On the other hand, Professional Summaries are in. Most applicants still aren’t using them, so it’s a great way for you to separate yourself from the pack. Not only do professional summaries help get past ATS software by cramming in a few extra keywords, they also provide an overview of your career history and your best one or two achievements. In a time where hiring managers infamously spend six seconds going through the average resumé, it’s exactly the Professional Summary that they’re going to be looking at.
Sometimes it’s not easy to know the difference between an objective statement and the Professional Summary. Here’s the easy way to split them apart: the objective statement is about your goals, whereas the professional summary is about your achievements. The first one is all about what you want (‘I want to become your next CEO’). The second one caters to what the acquisition team wants to know (‘I have 20 years of experience as a CFO’). See why the professional summary is much better?
6. Use Numbers
This isn’t a new trend, but it’s still almost certainly one of the most important. With competition for desired jobs rising, there’s one clear way you can elevate yourself over other applicants: by using numbers. Ballpark generalisations are usually acceptable, and the consequences for having no numbers can sometimes make or break your resumé.

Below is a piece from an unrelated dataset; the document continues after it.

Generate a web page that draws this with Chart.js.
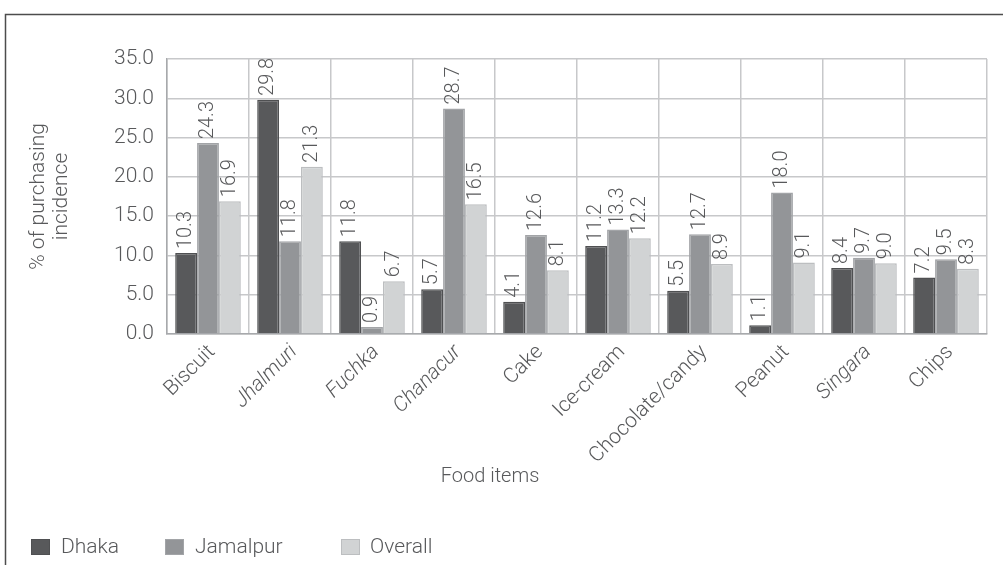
<!DOCTYPE html>
<html>
<head>
<meta charset="utf-8">
<title>Purchasing incidence by food item</title>
<script src="https://cdn.jsdelivr.net/npm/chart.js@4/dist/chart.umd.min.js"></script>
<style>
  html, body { margin: 0; padding: 0; background: #ffffff; }
  #wrap { width: 1003px; height: 565px; }
</style>
</head>
<body>
<div id="wrap"><canvas id="chart" width="1003" height="565"></canvas></div>
<script>
// Food items surveyed
const categories = ['Biscuit', 'Jhalmuri', 'Fuchka', 'Chanacur', 'Cake', 'Ice-cream',
                    'Chocolate/candy', 'Peanut', 'Singara', 'Chips'];

// % of purchasing incidence per location
const dhaka    = [10.3, 29.8, 11.8, 5.7, 4.1, 11.2, 5.5, 1.1, 8.4, 7.2];
const jamalpur = [24.3, 11.8, 0.9, 28.7, 12.6, 13.3, 12.7, 18.0, 9.7, 9.5];
const overall  = [16.9, 21.3, 6.7, 16.5, 8.1, 12.2, 8.9, 9.1, 9.0, 8.3];

const seriesNames = ['Dhaka', 'Jamalpur', 'Overall'];

// Value axis ticks
const yTicks = [0, 5, 10, 15, 20, 25, 30, 35];

// Local snack names are set in italics on the category axis
const localNames = new Set(['Jhalmuri', 'Fuchka', 'Chanacur', 'Singara']);

const FONT = 'Roboto, "Liberation Sans", Arial, sans-serif';
const TEXT = '#58595b';
const fills   = ['#58595b', '#939598', '#d1d3d4'];
const borders = ['#4f5052', '#a2a4a7', '#bcbec0'];

// Outer frame (top and left rules)
const framePlugin = {
  id: 'frame',
  beforeDraw(chart) {
    const ctx = chart.ctx;
    ctx.save();
    ctx.strokeStyle = '#4d4d4d';
    ctx.lineWidth = 1.5;
    ctx.beginPath();
    ctx.moveTo(5.5, chart.height);
    ctx.lineTo(5.5, 14.5);
    ctx.lineTo(chart.width, 14.5);
    ctx.stroke();
    ctx.restore();
  }
};

// Vertical value labels above each bar
const valueLabels = {
  id: 'valueLabels',
  afterDatasetsDraw(chart) {
    const ctx = chart.ctx;
    ctx.save();
    ctx.fillStyle = TEXT;
    ctx.font = '300 20px ' + FONT;
    ctx.textAlign = 'left';
    ctx.textBaseline = 'middle';
    chart.data.datasets.forEach((ds, di) => {
      const meta = chart.getDatasetMeta(di);
      meta.data.forEach((bar, i) => {
        ctx.save();
        ctx.translate(bar.x, bar.y - 4);
        ctx.rotate(-Math.PI / 2);
        ctx.fillText(ds.data[i].toFixed(1), 0, 0);
        ctx.restore();
      });
    });
    ctx.restore();
  }
};

// Axis title under the category labels and the series key at the bottom
const footer = {
  id: 'footer',
  afterDraw(chart) {
    const ctx = chart.ctx;
    ctx.save();
    ctx.fillStyle = TEXT;
    ctx.font = '300 20px ' + FONT;
    ctx.textAlign = 'center';
    ctx.textBaseline = 'middle';
    ctx.fillText('Food items', 490, 477);

    const boxX = [31, 165, 341];
    const textX = [61, 195, 370];
    const y = 547;
    ctx.font = '300 21px ' + FONT;
    ctx.textAlign = 'left';
    chart.data.datasets.forEach((ds, i) => {
      ctx.fillStyle = ds.backgroundColor;
      ctx.fillRect(boxX[i], y - 8, 19, 16);
      ctx.strokeStyle = ds.borderColor;
      ctx.lineWidth = 1;
      ctx.strokeRect(boxX[i] + 0.5, y - 7.5, 18, 15);
      ctx.fillStyle = TEXT;
      ctx.fillText(ds.label, textX[i], y + 1);
    });
    ctx.restore();
  }
};

const datasets = [dhaka, jamalpur, overall].map((values, i) => ({
  label: seriesNames[i],
  data: values,
  backgroundColor: fills[i],
  borderColor: borders[i],
  borderWidth: 1.5,
  categoryPercentage: 0.8,
  barPercentage: 1.0
}));

new Chart(document.getElementById('chart'), {
  type: 'bar',
  data: { labels: categories, datasets },
  plugins: [framePlugin, valueLabels, footer],
  options: {
    responsive: false,
    devicePixelRatio: 1,
    animation: false,
    layout: { padding: { top: 59, right: 16, left: 0, bottom: 0 } },
    plugins: {
      legend: { display: false },
      tooltip: { enabled: false }
    },
    scales: {
      x: {
        grid: { offset: true, color: '#c7c8ca', lineWidth: 1.5, drawTicks: false },
        border: { color: '#a7a9ac', width: 1.5 },
        ticks: {
          autoSkip: false,
          minRotation: 45,
          maxRotation: 45,
          padding: 6,
          labelOffset: 4,
          color: TEXT,
          font: (c) => ({
            family: FONT,
            size: 21,
            weight: '300',
            style: localNames.has(categories[c.index]) ? 'italic' : 'normal'
          })
        },
        afterFit(scale) { scale.height = 231; }
      },
      y: {
        min: 0,
        max: 35,
        afterBuildTicks(scale) { scale.ticks = yTicks.map(v => ({ value: v })); },
        grid: { color: '#c7c8ca', lineWidth: 1.5, drawTicks: false },
        border: { color: '#a7a9ac', width: 1.5 },
        ticks: {
          padding: 13,
          color: TEXT,
          font: { family: FONT, size: 21, weight: '300' },
          callback: (v) => Number(v).toFixed(1)
        },
        title: {
          display: true,
          text: ['% of purchasing', 'incidence'],
          color: TEXT,
          font: { family: FONT, size: 21, weight: '300', lineHeight: 1.1 },
          padding: { top: 27, bottom: 0 }
        },
        afterFit(scale) { scale.width = 167; }
      }
    }
  }
});
</script>
</body>
</html>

For example, at Executive Agents we mainly cater to executives, and often they’re applying to work with prestigious firms. If you’re going for a CFO job at Telstra, where you’ll be managing the finances of a company with $25 billion in annual revenue and $2.1 billion in profit, they need to know you’re not intimidated by big numbers. In your resumé, you’ll have to show you’ve worked with significant numbers in the past.
Even if you’re not an executive, it’s your specific numbers that prove your abilities. Taylor Swift isn’t just a ‘very talented singer-songwriter’; she has 121 million digital sales and has hit No. 1 on the Billboard 200 with six different albums. If you’ve never heard of Taylor Swift before, you just need to hear her stats to know she’s really, really good.